Do you know the show Whose Line Is It Anyway?
Sometimes those games, right, that are kind of storytelling games, like save the cat from the tree sound very simple until one of the participants says “Oh no, the ladder is broken!” And then someone else says “I’ll get a catapult!” So, you’re constantly trying to make the story more and more absurd.
Now, imagine doing that not just between two humans, but with a computer trying to throw in interesting wrinkles into the story and that can also respond to your interesting twists.
That kind of hits on something about the comedy behind the products of neural networks. Are you familiar with Janelle Shane’s blog?
Yeah, I know her well – on Twitter.
She’s had some pretty hilarious results from training neural networks to do things like invent cookbook recipes. Do you find those funny, and if so, why?
For me, it’s both funny and a little bit sad. It’s an unintentional type of humor. It’s literally because there’s error in the model that the neural network learns. Right, it has choices – “I put A, and I can follow an A with an N, or a C, or an L, or a Q” – right? And then it kind of just doesn’t know what the difference is, so it picks one randomly.
So when it’s putting these things together and it comes out quite hilarious, it’s because it’s literally just confused. But it hits upon something that we recognize.
As in, the title kind of makes sense?
Right. It makes sense to us because we have all this semantic understanding and we understand these two words, and we try to fill in the blanks as to why those two things would go together. The neural network’s not thinking about that. It’s just thinking, “Statistically, I could put this word after that word. It’s just as good as any other guess.” So it doesn’t realize it’s being hilarious.
Speaking about the differences between artificial neural networks and the human brain, does studying neural networks shed light on the human brain or human life in general, or are they apples and oranges?
Neural networks are inspired by the human brain, but the similarities end pretty quickly. So I don’t think there’s necessarily a lot that we’ve learned from neural networks about how the human mind works.
What I do think is kind of interesting is really more about the data. The data is really an abstraction of things that happen in the real world. So when any sort of machine learning system learns a pattern, you can kind of reflect back and say, “Well, is that true of human behavior?” Because otherwise that pattern would not have existed. So, it does illuminate some things, and you can actually learn some things about human behavior by running the data through pattern finders and looking for statistical correlations.
Do you think we’ll ever see a video game in which every player experiences a unique, automatically generated story that’s narratively satisfying?
That’s something to aspire to. I think it depends on the complexity of the story. We have techniques that can tell pretty decent stories, at least from a computer game perspective – they don’t have really complicated stories here.

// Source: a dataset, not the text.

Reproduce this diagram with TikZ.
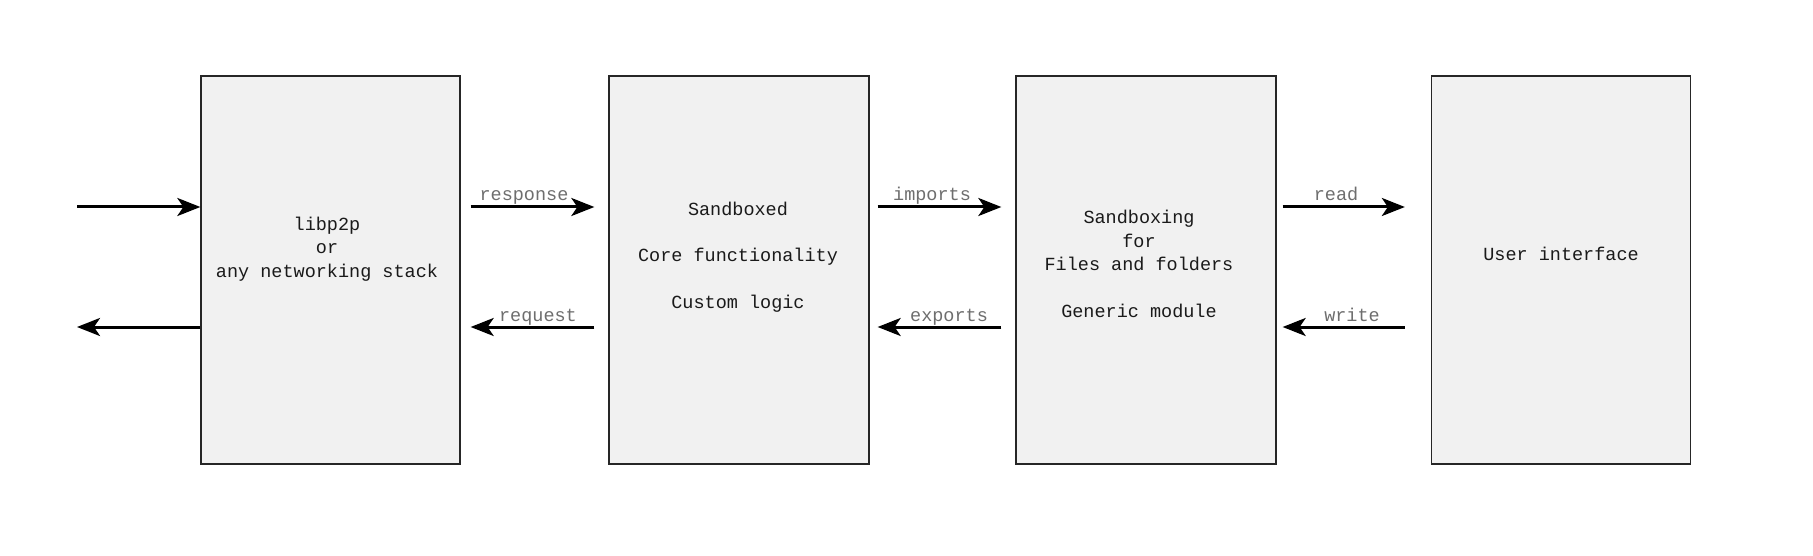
\documentclass[tikz,border=0pt]{standalone}
\usepackage{fontspec}
\setmonofont{Liberation Mono}
\usetikzlibrary{arrows.meta}
\definecolor{boxfill}{HTML}{F1F1F1}
\definecolor{lblgray}{HTML}{6E6E6E}
\definecolor{txt}{HTML}{1A1A1A}
\tikzset{
  blk/.style={draw=black!85, line width=1.3pt, fill=boxfill, minimum width=259pt, minimum height=388pt, inner sep=0pt},
  boxtext/.style={font=\ttfamily\fontsize{18.5}{23.3}\selectfont, align=center, text=txt, inner sep=0pt},
  arr/.style={line width=3pt, -{Stealth[length=23pt, width=18pt, inset=6pt]}},
  fwd/.style={arr, shorten <=10pt, shorten >=14pt},
  bwd/.style={arr, shorten <=14pt, shorten >=10pt},
  lbl/.style={font=\ttfamily\fontsize{18.5}{23.3}\selectfont, text=lblgray, anchor=base, inner sep=0pt}
}
\begin{document}
\begin{tikzpicture}[x=1pt, y=-1pt]
\useasboundingbox (0,0) rectangle (1813,556);
\fill[white] (0,0) rectangle (1813,556);

\node[blk] (b1) at (330.5,270) {};
\node[blk, minimum width=260pt] (b2) at (739,270) {};
\node[blk, minimum width=260pt] (b3) at (1146,270) {};
\node[blk] (b4) at (1561,270) {};

\node[boxtext] (t1) at (327,249) {libp2p\\or\\any networking stack};
\node[boxtext] (t2) at (738,257) {Sandboxed\\[23.3pt]Core functionality\\[23.3pt]Custom logic};
\node[boxtext] (t3) at (1139,264) {Sandboxing\\for\\Files and folders\\[23.3pt]Generic module};
\node[boxtext] (t4) at (1561,254) {User interface};

\coordinate (up) at (0,207);
\coordinate (dn) at (0,327);
\coordinate (in1) at (77,207);
\coordinate (out1) at (77,327);

\draw[arr] (in1) -- (b1.west |- up);
\draw[arr] (b1.west |- dn) -- (out1);

\draw[fwd] (b1.east |- up) -- (b2.west |- up);
\draw[bwd] (b2.west |- dn) -- (b1.east |- dn);
\draw[fwd, shorten <=8pt] (b2.east |- up) -- (b3.west |- up);
\draw[bwd, shorten >=8pt] (b3.west |- dn) -- (b2.east |- dn);
\draw[arr, shorten <=6pt, shorten >=26pt] (b3.east |- up) -- (b4.west |- up);
\draw[arr, shorten <=26pt, shorten >=6pt] (b4.west |- dn) -- (b3.east |- dn);

\node[lbl] (l1) at (524,201) {response};
\node[lbl] (l2) at (538,321) {request};
\node[lbl] (l3) at (932,201) {imports};
\node[lbl] (l4) at (949,321) {exports};
\node[lbl] (l5) at (1336,201) {read};
\node[lbl] (l6) at (1352,321) {write};
\end{tikzpicture}
\end{document}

And we can tell lots of variations on those stories.
So, I think in the near future it’s not implausible that we can have fully generated computer game experiences that are reasonably good and unique, but with limited cast of characters and a limited-size world.
It’s kind of like everyone can have their own little version of Little Red Riding Hood. You kind of know what to expect, but things will be different every time.
The challenge I’m tackling now with WikiPlots and these other things is I want to build models of all possible stories that can happen in the world, or a very large number of stories. That’d be akin to saying, “Today, I want to be a knight. And tomorrow, I want to be a WWII soldier. And the day after that, I want to be in my own sitcom.” And that is a much, much, much exponentially harder problem to solve, to the point where I don’t know if we’d see that in the next 5 to 10 years.
Can you elaborate on that idea of model complexity?
So the way I think of it is “how complicated is the fictional world?” In these very simple world, sometimes called microworlds or toy worlds, there’s only so many characters, those characters can do so many things, they can go so amny places. So you can kind of innummerate all the different things that cna happen. You can basically write down that model by hand.
Because the parameters are so constrained?
Right. So, I know in Little Red Riding Hood, I know there’s four characters, and those characters can go places, they can carry baskets, they can talk to each other, they can eat each other, they can hit each other with knives.
You can realistically write down the “rules” of that story world. And then the algorithm that makes new stories is just the plausible combination of all those things I just wrote down.
But in the real world there’s an infinite number of possibilities. Would it be the same in this fictional world?
It can technically be infinite, but infinite in uninteresting ways. So the story in which Little Red Riding Hood goes to Granny’s house, then back to her own house, then back to Granny’s house – a story in which they go back and forth three times.
There’s really more of a finite set of, what we’d consider, truly different outcomes.
In what applications should we expect to see this type of technology first?
I think you might start to see it in VR, in the sense of these character backstories we’re talking about. I think that’s a relatively safe application, in the sense that if you screw it up it’s not so bad.
Where I think the most compelling application cases involve education and training. Imagine interactive word puzzles, or word math problems, where the story keeps changing or continues to build on itself. There’s a way of using the story to engage people in the exercises.
Or military training scenarios. If the military training scenarios are constantly being updated, then you’ll have an infinite number of training scenarios you could do before you deploy.
My research is looking more at that big horizon of “be able to tell me a story about any topic.” So it’s kind of like “Tell me a sitcom, tell me a fairy tale.”
I want [the neural network] to be able to learn as much as it can about all aspects of the real world in one single model, all at once, so it has maximum flexibility when it’s asked to tell a story.
And this feeds into this notion of improv I was talking about, because what happens in improv is “Tell me a story, but change this, or do this. Or, what if the knight was really a lumberjack?” So [the A.I.] has got to understand what it means for a lumberjack to be in that type of situation.
And this is all super aspirational. I’ll probably be working on this for another 5 to 10 years.
Is 5 to 10 years when consumers might expect to have access to these types of applications, or at least a rudimentary version of them?
Yeah, in the sense that we might actually feel comfortable taking this out of a research lab and putting it into an application.